Peter Kirk scripsit:Well, perhaps this needs to be read as disproof by reductio ad absurdum. I have shown it to be absurd to consider files to consist of one or more lines of text separated by LS, most obviously because it becomes impossible to tell whether the last line is intended to be complete or not. But Kent did imply this model of file structure when he wrote "And LS it's a separator, not a terminator, so EOF has to be a line terminator."
But if two files each consist of one or more lines of text separated by LS (but with no final LS), when they are concatenated, surely LS must be added as a separator. Similarly with paragraphs and PS.
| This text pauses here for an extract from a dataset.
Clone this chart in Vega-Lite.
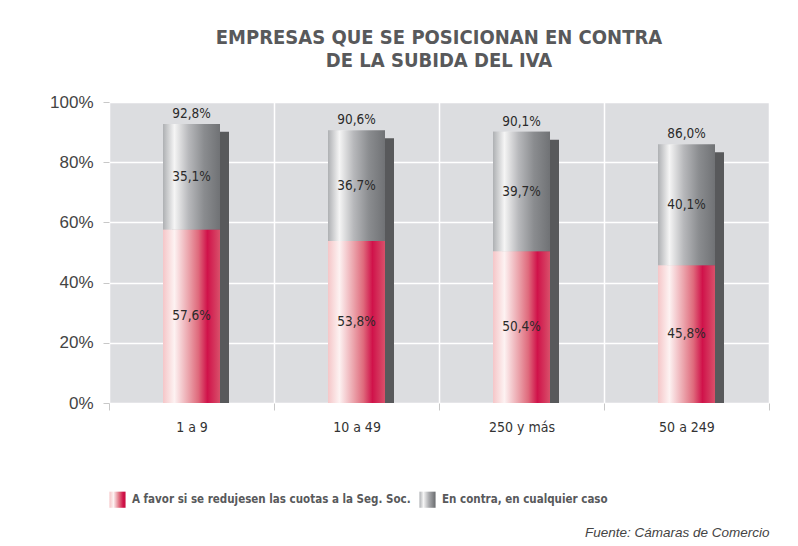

But your protasis is a petitio principii. Files may or may not consist of lines of text: a file may contain less than one line.
Way to avoid this absurd conclusion: redefine LS and PS as line and paragraph terminators, to be used at end of file when (as is normal) this corresponds to a line or paragraph end.
No doubt this is the de facto position. (The *true* de facto position, of course, is not to use LS or PS at all.)
But according to Kent's latest posting (my emphasis), "The *first* and last lines in a text file may well be partial." How can one tell, in any encoding, whether the first line is partial? And it seems that, in a file where LS is used as a separator not a terminator, EOF is a line terminator except when it isn't.